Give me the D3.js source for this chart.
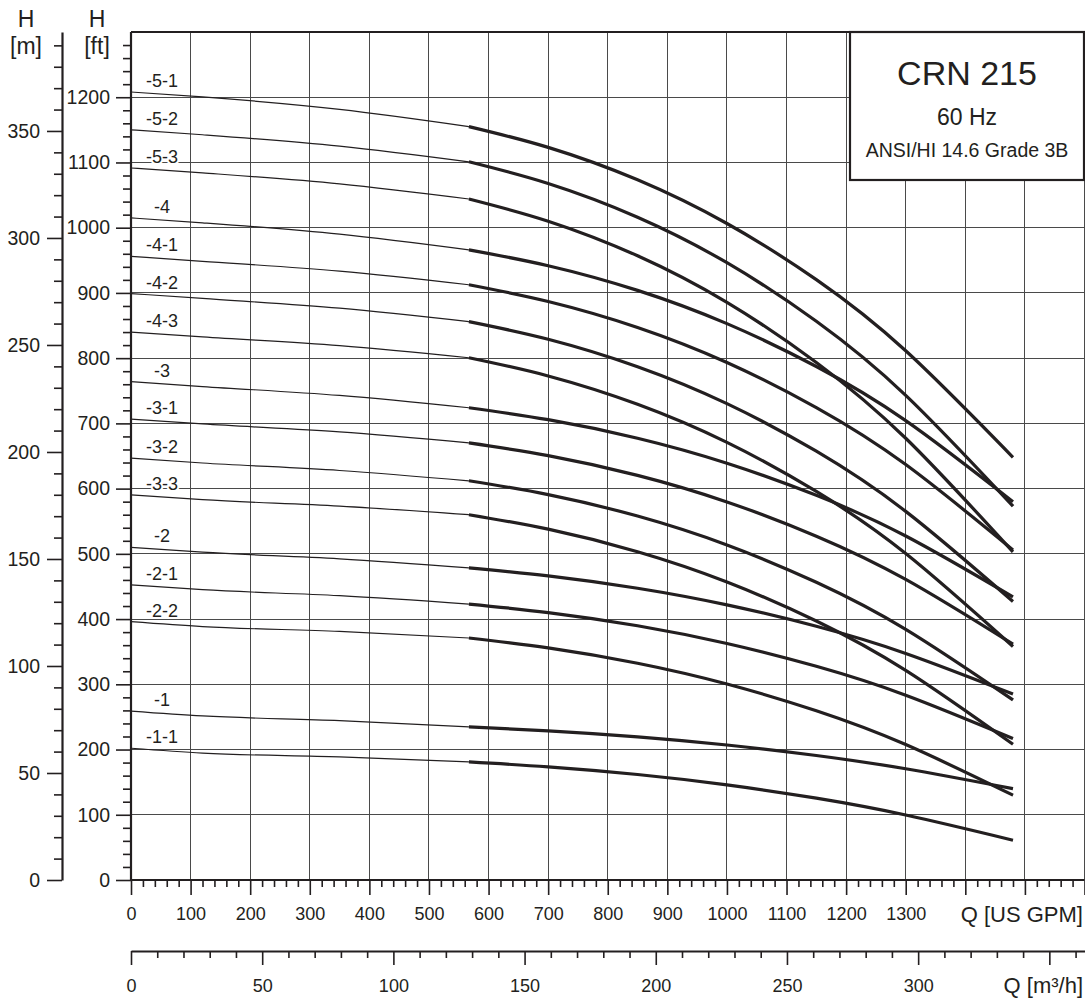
<!DOCTYPE html>
<html><head><meta charset="utf-8">
<script src="https://cdn.jsdelivr.net/npm/d3@7"></script>
<style>
html,body{margin:0;padding:0;background:#fff;}
svg{display:block;}
text{font-family:"Liberation Sans",Arial,Helvetica,sans-serif;fill:#231f20;}
</style></head><body>
<svg id="chart" width="1085" height="998"></svg>
<script>
// ---------------- data ----------------
const curveLabels = ["-5-1","-5-2","-5-3","-4","-4-1","-4-2","-4-3","-3","-3-1","-3-2","-3-3","-2","-2-1","-2-2","-1","-1-1"];
// thin (outside recommended range) part, flow in US GPM, head in ft
const flowThin = [0, 120, 350, 567];
const headThin = [
  [1208, 1200.5, 1181.4, 1155],
  [1150, 1142.5, 1125.1, 1101],
  [1091.5, 1084, 1067.2, 1044],
  [1015, 1007.5, 990.1, 966],
  [956, 948.5, 933.4, 912.5],
  [899, 891.5, 876.6, 856],
  [840, 832.5, 819.1, 800.6],
  [764, 756.5, 742.8, 724],
  [706.6, 699.1, 686.9, 670],
  [646.8, 639.3, 627.8, 612],
  [590.5, 583, 573.3, 560],
  [510, 502.5, 492.4, 478.5],
  [452.5, 445, 435.8, 423],
  [396, 388.5, 381.1, 371],
  [259, 251.5, 244.4, 234.7],
  [202, 194.5, 188.8, 181]
];
// thick (recommended range) part
const flowThick = [567, 700, 850, 1000, 1150, 1300, 1480];
const headThick = [
  [1155, 1123.1, 1073.4, 1006.4, 920.3, 811.3, 648],
  [1101, 1067.7, 1016.0, 946.3, 856.5, 743.0, 573],
  [1044, 1009.9, 956.9, 885.5, 793.4, 677.2, 503],
  [966, 941.7, 903.9, 852.9, 787.2, 704.3, 580],
  [912.5, 886.9, 847.1, 793.4, 724.2, 636.9, 506],
  [856, 829.0, 786.9, 730.3, 657.3, 565.1, 427],
  [800.6, 772.7, 729.3, 670.9, 595.6, 500.5, 358],
  [724, 705.7, 677.3, 639.0, 589.7, 527.4, 434],
  [670, 650.6, 620.3, 579.6, 527.1, 460.8, 361.5],
  [612, 590.8, 557.9, 513.6, 456.4, 384.2, 276],
  [560, 537.8, 503.3, 456.9, 397.0, 321.3, 208],
  [478.5, 466.3, 447.3, 421.8, 388.9, 347.3, 285],
  [423, 410.0, 389.8, 362.6, 327.6, 283.3, 217],
  [371, 355.8, 332.2, 300.4, 259.4, 207.6, 130],
  [234.7, 228.7, 219.5, 207.0, 190.9, 170.5, 140],
  [181, 173.4, 161.7, 145.8, 125.4, 99.6, 61]
];
const gpmTickLabels = [0,100,200,300,400,500,600,700,800,900,1000,1100,1200,1300];
const m3hTickLabels = [0,50,100,150,200,250,300];
const ftTickLabels = [0,100,200,300,400,500,600,700,800,900,1000,1100,1200];
const mTickLabels = [0,50,100,150,200,250,300,350];
const titleLines = ["CRN 215","60 Hz","ANSI/HI 14.6 Grade 3B"];
const GPM_MAX = 1600, FT_MAX = 1300;
const GPM_PER_M3H = 4.402868, M_PER_FT = 0.3048;

// ---------------- layout ----------------
const INK = "#231f20";
const X0 = 131, X1 = 1084.5, Y0 = 880, Y1 = 32;
const svg = d3.select("#chart");
const x = d3.scaleLinear().domain([0, GPM_MAX]).range([X0, X1]);
const xm = d3.scaleLinear().domain([0, GPM_MAX / GPM_PER_M3H]).range([X0, X1]);
const y = d3.scaleLinear().domain([0, FT_MAX]).range([Y0, Y1]);
const ym = d3.scaleLinear().domain([0, FT_MAX * M_PER_FT]).range([Y0, Y1]);
const fmt = d => String(d);

// grid
const grid = svg.append("g").attr("stroke", "#4a4a4a").attr("stroke-width", 1).attr("shape-rendering", "crispEdges");
grid.selectAll("line.v").data(d3.range(100, GPM_MAX + 1, 100)).join("line")
  .attr("x1", d => x(d)).attr("x2", d => x(d)).attr("y1", Y1).attr("y2", Y0);
grid.selectAll("line.h").data(d3.range(100, FT_MAX, 100)).join("line")
  .attr("class", "h").attr("x1", X0).attr("x2", X1).attr("y1", d => y(d)).attr("y2", d => y(d));

// curves
const line = d3.line().x(d => x(d[0])).y(d => y(d[1]));
const curves = svg.append("g").attr("fill", "none").attr("stroke", INK);
headThin.forEach((row, i) => {
  curves.append("path").attr("stroke-width", 1.2)
    .attr("d", line.curve(d3.curveMonotoneX)(flowThin.map((q, j) => [q, row[j]])));
  curves.append("path").attr("stroke-width", 3.2)
    .attr("d", line.curve(d3.curveNatural)(flowThick.map((q, j) => [q, headThick[i][j]])));
});

// curve labels
svg.append("g").selectAll("text").data(curveLabels).join("text")
  .attr("x", 162).attr("y", (d, i) => y(headThin[i][0]) - 5)
  .attr("text-anchor", "middle").attr("font-size", 18)
  .attr("stroke", "#fff").attr("stroke-width", 4).attr("paint-order", "stroke")
  .text(d => d);

// frame
const frame = svg.append("g").attr("stroke", INK).attr("stroke-width", 2.2);
frame.append("line").attr("x1", X0).attr("x2", X1).attr("y1", Y1).attr("y2", Y1);
frame.append("line").attr("x1", X0).attr("x2", X0).attr("y1", Y1).attr("y2", Y0);
frame.append("line").attr("x1", X0).attr("x2", X1).attr("y1", Y0).attr("y2", Y0);

function styleAxis(g, fontSize) {
  g.selectAll(".tick line").attr("stroke", INK).attr("stroke-width", 1.6);
  g.selectAll(".tick text").attr("font-size", fontSize).attr("fill", INK)
    .attr("font-family", '"Liberation Sans",Arial,sans-serif');
  g.select(".domain").attr("stroke", INK).attr("stroke-width", 2.2);
}
const notIn = (arr, step) => arr.filter(v => v % step !== 0);

// ft axis (left border)
const ftMajor = svg.append("g").attr("transform", `translate(${X0},0)`)
  .call(d3.axisLeft(y).tickValues(ftTickLabels).tickFormat(fmt).tickSize(15).tickPadding(6).tickSizeOuter(0));
ftMajor.select(".domain").remove(); styleAxis(ftMajor, 19.5);
const ftMinor = svg.append("g").attr("transform", `translate(${X0},0)`)
  .call(d3.axisLeft(y).tickValues(notIn(d3.range(0, FT_MAX, 20), 100)).tickSize(8).tickFormat("").tickSizeOuter(0));
ftMinor.select(".domain").remove(); styleAxis(ftMinor, 0);

// m axis
const mMajor = svg.append("g").attr("transform", "translate(62,0)")
  .call(d3.axisLeft(ym).tickValues(mTickLabels).tickFormat(fmt).tickSize(15).tickPadding(7).tickSizeOuter(0));
styleAxis(mMajor, 19.5);
const mMinor = svg.append("g").attr("transform", "translate(62,0)")
  .call(d3.axisLeft(ym).tickValues(notIn(d3.range(0, 396, 10), 50)).tickSize(8).tickFormat("").tickSizeOuter(0));
mMinor.select(".domain").remove(); styleAxis(mMinor, 0);

// GPM axis
const gMajor = svg.append("g").attr("transform", `translate(0,${Y0})`)
  .call(d3.axisBottom(x).tickValues(d3.range(0, GPM_MAX + 1, 100)).tickSize(15).tickPadding(12).tickSizeOuter(0)
    .tickFormat(d => gpmTickLabels.includes(d) ? String(d) : ""));
gMajor.select(".domain").remove(); styleAxis(gMajor, 18);
const gMinor = svg.append("g").attr("transform", `translate(0,${Y0})`)
  .call(d3.axisBottom(x).tickValues(notIn(d3.range(0, GPM_MAX, 20), 100)).tickSize(7).tickFormat("").tickSizeOuter(0));
gMinor.select(".domain").remove(); styleAxis(gMinor, 0);

// m3/h axis
const MY = 951;
const hMajor = svg.append("g").attr("transform", `translate(0,${MY})`)
  .call(d3.axisBottom(xm).tickValues(d3.range(0, 351, 50)).tickSize(14).tickPadding(14).tickSizeOuter(0)
    .tickFormat(d => m3hTickLabels.includes(d) ? String(d) : ""));
styleAxis(hMajor, 18);
const hMinor = svg.append("g").attr("transform", `translate(0,${MY})`)
  .call(d3.axisBottom(xm).tickValues(notIn(d3.range(0, 363, 10), 50)).tickSize(7).tickFormat("").tickSizeOuter(0));
hMinor.select(".domain").remove(); styleAxis(hMinor, 0);

// axis titles
const t = svg.append("g");
t.append("text").attr("x", 26).attr("y", 27).attr("text-anchor", "middle").attr("font-size", 23).text("H");
t.append("text").attr("x", 26).attr("y", 54).attr("text-anchor", "middle").attr("font-size", 23).text("[m]");
t.append("text").attr("x", 97).attr("y", 27).attr("text-anchor", "middle").attr("font-size", 23).text("H");
t.append("text").attr("x", 97).attr("y", 54).attr("text-anchor", "middle").attr("font-size", 23).text("[ft]");
t.append("text").attr("x", 1083).attr("y", 922).attr("text-anchor", "end").attr("font-size", 22).text("Q [US GPM]");
t.append("text").attr("x", 1083).attr("y", 993).attr("text-anchor", "end").attr("font-size", 22).text("Q [m³/h]");

// title box
const box = svg.append("g");
box.append("rect").attr("x", 850).attr("y", Y1).attr("width", 234).attr("height", 148)
  .attr("fill", "#fff").attr("stroke", INK).attr("stroke-width", 2.2);
const sizes = [34, 23, 19.5], ys = [85, 125, 157];
titleLines.forEach((s, i) => box.append("text").attr("x", 967).attr("y", ys[i])
  .attr("text-anchor", "middle").attr("font-size", sizes[i]).text(s));
</script>
</body></html>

—————

Provide only the count of lines in the material above that hold the word "chart".

## WRITTEN RESPONSE
3